EXERCISE DIRECTIONS:
Check each line of the listing below for the string "matplotlib", and copy the ones that have it.

SUPPLIED ENTRIES:
........

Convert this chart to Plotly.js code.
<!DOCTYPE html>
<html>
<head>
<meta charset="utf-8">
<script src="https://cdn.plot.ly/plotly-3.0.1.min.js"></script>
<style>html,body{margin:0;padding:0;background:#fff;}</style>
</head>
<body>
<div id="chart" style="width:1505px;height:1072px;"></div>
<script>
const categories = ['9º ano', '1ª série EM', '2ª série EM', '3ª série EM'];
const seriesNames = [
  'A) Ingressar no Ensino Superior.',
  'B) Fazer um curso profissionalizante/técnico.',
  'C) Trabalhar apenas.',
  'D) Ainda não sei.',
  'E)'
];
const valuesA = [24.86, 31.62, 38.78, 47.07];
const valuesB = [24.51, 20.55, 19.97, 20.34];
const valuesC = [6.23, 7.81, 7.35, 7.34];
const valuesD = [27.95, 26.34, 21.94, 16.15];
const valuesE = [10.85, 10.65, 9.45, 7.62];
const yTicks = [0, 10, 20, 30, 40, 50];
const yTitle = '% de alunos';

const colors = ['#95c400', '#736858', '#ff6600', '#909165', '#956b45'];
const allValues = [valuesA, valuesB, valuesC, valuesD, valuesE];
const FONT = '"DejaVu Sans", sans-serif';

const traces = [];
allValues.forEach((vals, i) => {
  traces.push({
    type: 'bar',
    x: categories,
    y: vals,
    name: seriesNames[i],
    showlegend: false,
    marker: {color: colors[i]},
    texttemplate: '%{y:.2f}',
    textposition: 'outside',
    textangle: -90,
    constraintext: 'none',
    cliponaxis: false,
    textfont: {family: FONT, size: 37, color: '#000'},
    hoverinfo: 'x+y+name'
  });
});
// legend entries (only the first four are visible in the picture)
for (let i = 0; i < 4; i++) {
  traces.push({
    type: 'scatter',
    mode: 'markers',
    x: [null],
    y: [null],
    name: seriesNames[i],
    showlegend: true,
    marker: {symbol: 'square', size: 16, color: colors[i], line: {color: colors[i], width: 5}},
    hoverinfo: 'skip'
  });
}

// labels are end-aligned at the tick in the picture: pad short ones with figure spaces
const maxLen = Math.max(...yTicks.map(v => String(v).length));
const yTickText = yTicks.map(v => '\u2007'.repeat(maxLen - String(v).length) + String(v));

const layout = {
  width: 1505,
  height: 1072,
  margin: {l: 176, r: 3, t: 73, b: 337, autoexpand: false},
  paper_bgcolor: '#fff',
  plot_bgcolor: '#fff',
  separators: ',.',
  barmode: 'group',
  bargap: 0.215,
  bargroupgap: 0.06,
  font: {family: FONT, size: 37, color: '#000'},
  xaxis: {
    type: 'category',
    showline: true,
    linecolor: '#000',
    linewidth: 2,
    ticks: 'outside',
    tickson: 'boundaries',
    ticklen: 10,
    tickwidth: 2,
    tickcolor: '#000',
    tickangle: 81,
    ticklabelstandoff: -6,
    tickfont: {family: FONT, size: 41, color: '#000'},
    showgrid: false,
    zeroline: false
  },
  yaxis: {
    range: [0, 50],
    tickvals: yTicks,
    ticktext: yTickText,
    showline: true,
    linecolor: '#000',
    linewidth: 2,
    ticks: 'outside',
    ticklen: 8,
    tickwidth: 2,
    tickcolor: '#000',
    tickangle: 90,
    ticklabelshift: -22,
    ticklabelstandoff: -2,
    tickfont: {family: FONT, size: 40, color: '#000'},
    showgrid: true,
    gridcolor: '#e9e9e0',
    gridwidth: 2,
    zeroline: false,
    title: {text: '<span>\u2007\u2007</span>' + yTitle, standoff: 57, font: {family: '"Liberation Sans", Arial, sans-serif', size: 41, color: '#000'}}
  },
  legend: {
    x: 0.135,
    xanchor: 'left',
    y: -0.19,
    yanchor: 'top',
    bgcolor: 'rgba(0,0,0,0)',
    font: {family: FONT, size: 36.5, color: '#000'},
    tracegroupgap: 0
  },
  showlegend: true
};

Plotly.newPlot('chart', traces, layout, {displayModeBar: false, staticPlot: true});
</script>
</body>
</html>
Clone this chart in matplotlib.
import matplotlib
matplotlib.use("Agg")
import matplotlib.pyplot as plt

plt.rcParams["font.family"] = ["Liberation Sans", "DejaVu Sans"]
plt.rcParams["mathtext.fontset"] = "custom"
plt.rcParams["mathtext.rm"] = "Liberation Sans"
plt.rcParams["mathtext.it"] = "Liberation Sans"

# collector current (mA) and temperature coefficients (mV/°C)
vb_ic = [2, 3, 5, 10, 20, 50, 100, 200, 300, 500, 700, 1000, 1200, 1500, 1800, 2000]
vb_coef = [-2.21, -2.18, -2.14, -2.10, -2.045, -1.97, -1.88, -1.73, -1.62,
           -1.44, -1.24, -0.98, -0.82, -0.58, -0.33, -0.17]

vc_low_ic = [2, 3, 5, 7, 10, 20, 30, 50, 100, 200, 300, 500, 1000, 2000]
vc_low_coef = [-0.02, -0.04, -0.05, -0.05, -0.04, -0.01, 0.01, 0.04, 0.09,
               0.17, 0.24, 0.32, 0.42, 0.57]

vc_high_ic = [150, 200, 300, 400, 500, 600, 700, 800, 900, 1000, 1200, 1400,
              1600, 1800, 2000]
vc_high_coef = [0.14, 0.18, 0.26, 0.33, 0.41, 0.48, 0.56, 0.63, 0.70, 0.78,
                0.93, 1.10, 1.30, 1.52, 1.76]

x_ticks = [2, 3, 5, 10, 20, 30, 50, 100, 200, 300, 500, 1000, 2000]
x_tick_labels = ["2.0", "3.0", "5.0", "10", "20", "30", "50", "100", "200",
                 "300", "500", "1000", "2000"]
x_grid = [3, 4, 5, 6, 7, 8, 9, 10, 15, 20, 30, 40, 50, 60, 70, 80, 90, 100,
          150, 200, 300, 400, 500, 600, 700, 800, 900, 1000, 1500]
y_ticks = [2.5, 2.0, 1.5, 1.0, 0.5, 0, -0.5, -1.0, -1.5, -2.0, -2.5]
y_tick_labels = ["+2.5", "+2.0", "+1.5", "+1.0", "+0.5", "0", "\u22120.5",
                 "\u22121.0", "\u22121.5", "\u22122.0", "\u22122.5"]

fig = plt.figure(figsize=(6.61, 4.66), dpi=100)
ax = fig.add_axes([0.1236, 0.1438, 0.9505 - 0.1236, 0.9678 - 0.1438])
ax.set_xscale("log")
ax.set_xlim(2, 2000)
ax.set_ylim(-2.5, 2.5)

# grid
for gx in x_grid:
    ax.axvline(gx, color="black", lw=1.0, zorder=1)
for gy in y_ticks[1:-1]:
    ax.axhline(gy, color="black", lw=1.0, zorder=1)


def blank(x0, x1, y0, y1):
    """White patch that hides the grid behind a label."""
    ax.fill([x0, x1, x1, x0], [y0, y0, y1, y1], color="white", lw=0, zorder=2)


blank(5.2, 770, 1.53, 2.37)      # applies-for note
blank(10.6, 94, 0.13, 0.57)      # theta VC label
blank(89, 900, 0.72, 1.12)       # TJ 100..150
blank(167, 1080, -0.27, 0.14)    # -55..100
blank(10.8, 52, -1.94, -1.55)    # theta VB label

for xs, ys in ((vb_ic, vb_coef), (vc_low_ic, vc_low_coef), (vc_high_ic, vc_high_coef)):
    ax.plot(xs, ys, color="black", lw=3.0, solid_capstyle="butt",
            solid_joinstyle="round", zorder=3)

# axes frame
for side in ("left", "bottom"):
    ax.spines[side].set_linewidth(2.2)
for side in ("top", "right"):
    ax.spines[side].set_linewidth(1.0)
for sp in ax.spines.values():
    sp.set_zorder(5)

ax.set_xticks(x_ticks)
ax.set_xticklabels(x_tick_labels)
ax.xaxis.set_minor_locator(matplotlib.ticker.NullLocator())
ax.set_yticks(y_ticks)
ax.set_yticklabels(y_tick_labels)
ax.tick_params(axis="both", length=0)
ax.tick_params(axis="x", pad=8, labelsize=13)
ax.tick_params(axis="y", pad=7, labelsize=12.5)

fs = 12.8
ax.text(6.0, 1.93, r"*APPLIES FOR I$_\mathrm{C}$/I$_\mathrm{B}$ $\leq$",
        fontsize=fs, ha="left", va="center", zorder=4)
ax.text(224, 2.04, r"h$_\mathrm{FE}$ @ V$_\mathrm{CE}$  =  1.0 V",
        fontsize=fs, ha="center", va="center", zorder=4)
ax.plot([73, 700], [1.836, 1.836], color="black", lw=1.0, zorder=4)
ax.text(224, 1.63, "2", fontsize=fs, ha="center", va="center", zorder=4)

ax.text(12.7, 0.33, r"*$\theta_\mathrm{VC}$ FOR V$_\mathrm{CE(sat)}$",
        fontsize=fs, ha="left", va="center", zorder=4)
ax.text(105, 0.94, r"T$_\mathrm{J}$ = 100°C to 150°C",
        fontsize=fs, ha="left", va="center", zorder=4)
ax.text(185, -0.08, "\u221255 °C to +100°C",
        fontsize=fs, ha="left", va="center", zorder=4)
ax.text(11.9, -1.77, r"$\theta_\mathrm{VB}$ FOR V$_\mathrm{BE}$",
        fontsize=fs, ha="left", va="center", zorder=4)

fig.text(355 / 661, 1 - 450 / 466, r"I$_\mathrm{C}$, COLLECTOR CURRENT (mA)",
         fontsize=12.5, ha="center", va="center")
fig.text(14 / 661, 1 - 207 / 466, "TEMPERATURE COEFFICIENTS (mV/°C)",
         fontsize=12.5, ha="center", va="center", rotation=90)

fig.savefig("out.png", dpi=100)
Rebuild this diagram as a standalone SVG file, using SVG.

........

ANSWER FOR THE TASK:
Clone this chart in matplotlib.
import matplotlib
matplotlib.use("Agg")
import matplotlib.pyplot as plt
ax.xaxis.set_minor_locator(matplotlib.ticker.NullLocator())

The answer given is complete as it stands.